Accordingly, it would not be unreasonable for a patent law to "withhold from an inventor the privilege of an exclusive right unless he should, as early as he should allow the public use, put the public in possession of his secret and commence the running of the period that should limit that right." Such a provision should be in the statute, and if not there should be in the case law. Story found such case law in the jurisprudence surrounding the Statute of Monopolies, which is limited to "new manufactures" that "others, at the time of making such letters patent and grants, shall not use." Lord Coke, in his commentary upon this said that "if any other did use it at the making of the letters patent, or grant of the privilege, it [the patent] is declared and enacted to be void," and Story quoted English case law that held, "The public sale of that which is afterwards made the subject of a patent, though sold by the inventor only, makes the patent void."

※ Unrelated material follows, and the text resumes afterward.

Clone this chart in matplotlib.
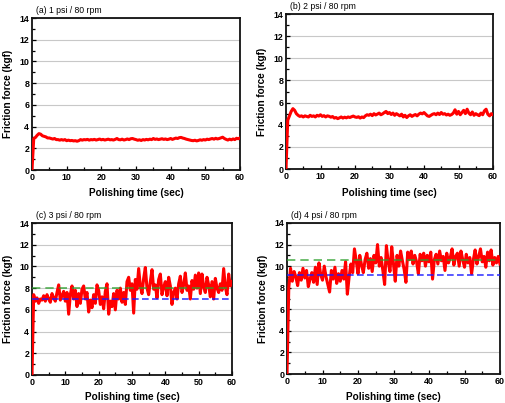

Story then concluded that the U.S. statute should be interpreted to the same effect. That is:

[T]he first inventor cannot acquire a good title to a patent; if he suffers the thing invented to go into public use or to be publicly sold for use before he makes application for a patent. His voluntary act or acquiescence in the public sale and use is an abandonment of his right, or rather creates a disability to comply with the terms and conditions on which alone the Secretary of State is authorized to grant him a patent.

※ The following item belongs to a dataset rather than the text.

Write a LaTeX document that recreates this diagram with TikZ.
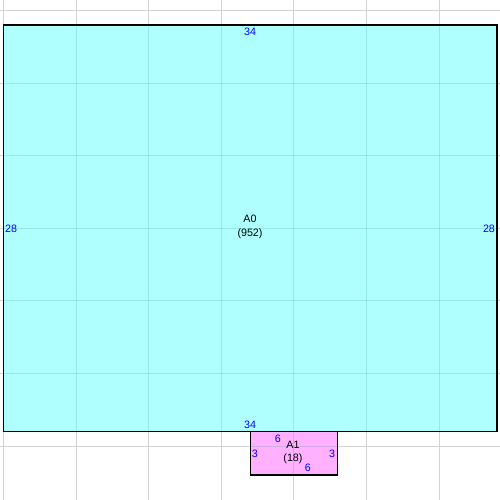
\documentclass[tikz,border=0pt]{standalone}
\usepackage{fontspec}
\setmainfont{Liberation Sans}
\usepackage{xcolor}
\usepackage{tikz}
\usetikzlibrary{backgrounds}

\definecolor{roomcyan}{RGB}{176,255,255}
\definecolor{roompink}{RGB}{255,176,255}
\definecolor{gridgray}{RGB}{211,211,211}
\definecolor{gridteal}{RGB}{64,160,160}

\tikzset{
  room/.style={draw=black, line width=1.1pt},
  dim/.style={text=blue, inner sep=0pt, font=\fontsize{8.4}{9.5}\selectfont},
  roomname/.style={align=center, inner sep=0pt, font=\fontsize{8.4}{10.5}\selectfont},
}

\begin{document}
\begin{tikzpicture}[x=0.4cm,y=0.4cm]
\useasboundingbox (-0.241,0.723) rectangle (34.2,-33.71);

% background grid
\foreach \i in {0,5,...,30} {
  \draw[gridgray, line width=0.7pt] (\i,0.723) -- (\i,-33.71);
  \draw[gridgray, line width=0.7pt] (-0.241,-\i) -- (34.2,-\i);
}

% rooms
\fill[roomcyan] (0,-1) rectangle (34,-29);
\fill[roompink] (17,-29) rectangle (23,-32);

% grid seen through the rooms
\begin{scope}
\clip (0,-1) rectangle (34,-29) (17,-29) rectangle (23,-32);
\foreach \i in {0,5,...,30} {
  \draw[gridteal, opacity=0.25, line width=0.7pt] (\i,0.723) -- (\i,-33.71);
  \draw[gridteal, opacity=0.25, line width=0.7pt] (-0.241,-\i) -- (34.2,-\i);
}
\end{scope}

\draw[room] (0,-1) rectangle (34,-29);
\draw[room] (17,-29) rectangle (23,-32);

% room A0
\node[roomname] (a0) at (16.98,-14.9) {A0\\(952)};
\node[dim] (a0top) at (16.98,-1.48) {34};
\node[dim] (a0bottom) at (16.98,-28.55) {34};
\node[dim] (a0left) at (0.52,-15.05) {28};
\node[dim] (a0right) at (33.44,-15.05) {28};

% room A1
\node[roomname] (a1) at (19.94,-30.45) {A1\\(18)};
\node[dim] (a1top) at (18.9,-29.51) {6};
\node[dim] (a1bottom) at (20.97,-31.51) {6};
\node[dim] (a1left) at (17.32,-30.54) {3};
\node[dim] (a1right) at (22.63,-30.54) {3};

\end{tikzpicture}
\end{document}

Therefore, Pennock's patent was void.

==Subsequent developments==

The Supreme Court has repeatedly cited Pennock v. Dialogue as authority that the public interest is the principal concern under the patent law, rather than the creation of private gain. For example:

- "It is the public interest which is dominant in the patent system. Pennock v. Dialogue, 2 Pet. 1. – Mercoid Corp. v. Mid-Continent Inv. Co., 320 U.S. 661, 665 (1944).
- "As stated by Mr. Justice Story in Pennock v. Dialogue, 2 Pet. 1, 19, the promotion of the progress of science and the useful arts is the 'main object'; reward of inventors is secondary and merely a means to that end." – United States v. Masonite Corp., 316 U.S. 265, 278 (1942).
- "Since Pennock v. Dialogue, 2 Pet. 1, was decided in 1829, this Court has consistently held that the primary purpose of our patent laws is not the creation of private fortunes for the owners of patents, but is 'to promote the progress of science and the useful arts.' " – Motion Picture Patents Co. v. Universal Film Manufacturing Co., 243 U.S. 502, 511 (1917).
- Justice Brandeis and Chief Justice Stone "followed in the early tradition of those who read the Constitution to mean that the public interest in patents comes first, reward to the inventor second." – Automatic Radio Mfg. Co. v. Hazeltine Research, Inc., 339 U.S. 827, 837 (1950) (dissenting opinion of Douglas, J).
- "The patent is a privilege 'conditioned by a public purpose.' Mercoid Corp. v. Mid-Continent Co., 320 U.S. 661, 666. The public purpose is 'to promote the progress of science and useful arts.' The exclusive right of the inventor is but the means to that end. That was early recognized by this Court. See Pennock v. Dialogue, 2 Pet. 1, 19. – Special Equip. Co. v. Coe, 324 U.S. 370, 382 (1945) (dissenting opinion of Douglas, J).